Deducing non-migrating diurnal tides in the middle thermosphere with
GOLD observations of the Earth's far ultraviolet dayglow from
geostationary orbit
Abstract
The Global-scale Observations of the Limb and Disk (GOLD) Mission images
middle thermosphere temperature and the vertical column density ratio of
oxygen to molecular nitrogen (ΣO/N2) using its far ultraviolet imaging
spectrographs in geostationary orbit. Since GOLD only measures these
quantities during daylight, and only over the ~140º of
longitude visible from geostationary orbit, previously developed tidal
analysis techniques cannot be applied to the GOLD dataset. This paper
presents a novel approach that deduces two specified non-migrating
diurnal tides using simultaneous measurements of temperature and ΣO/N2.
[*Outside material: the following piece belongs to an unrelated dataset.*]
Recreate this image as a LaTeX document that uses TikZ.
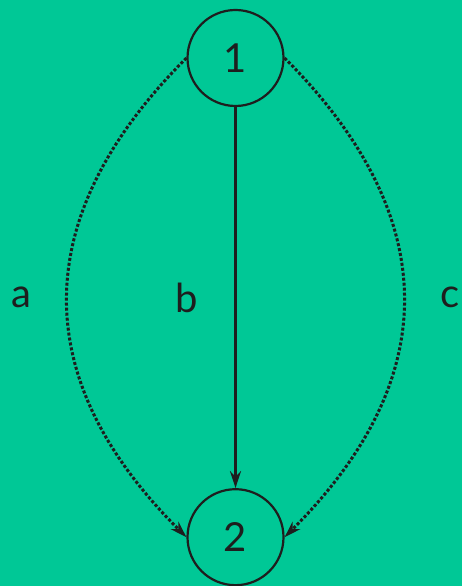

DE3 (diurnal eastward propagating wave 3) and DE2 (diurnal eastward
propagating wave 2) during October 2018 and January 2020 are the focus
of this paper. Sensitivity analyses using TIE-GCM simulations reveal
that our approach reliably retrieves the true phases, whereas residual
contributions from tides assumed to be absent, the restriction in
longitude, and random uncertainty can lead to ~ 50%
error in the retrieved amplitudes. Application of our approach to GOLD
data during these time periods provides the first observations of
non-migrating diurnal tides in measurements taken from geostationary
orbit. We identify discrepancies between GOLD observations and TIE-GCM
modeling. Retrieved tidal amplitudes from GOLD observations exceed their
respective TIE-GCM amplitudes by a factor of two in some cases.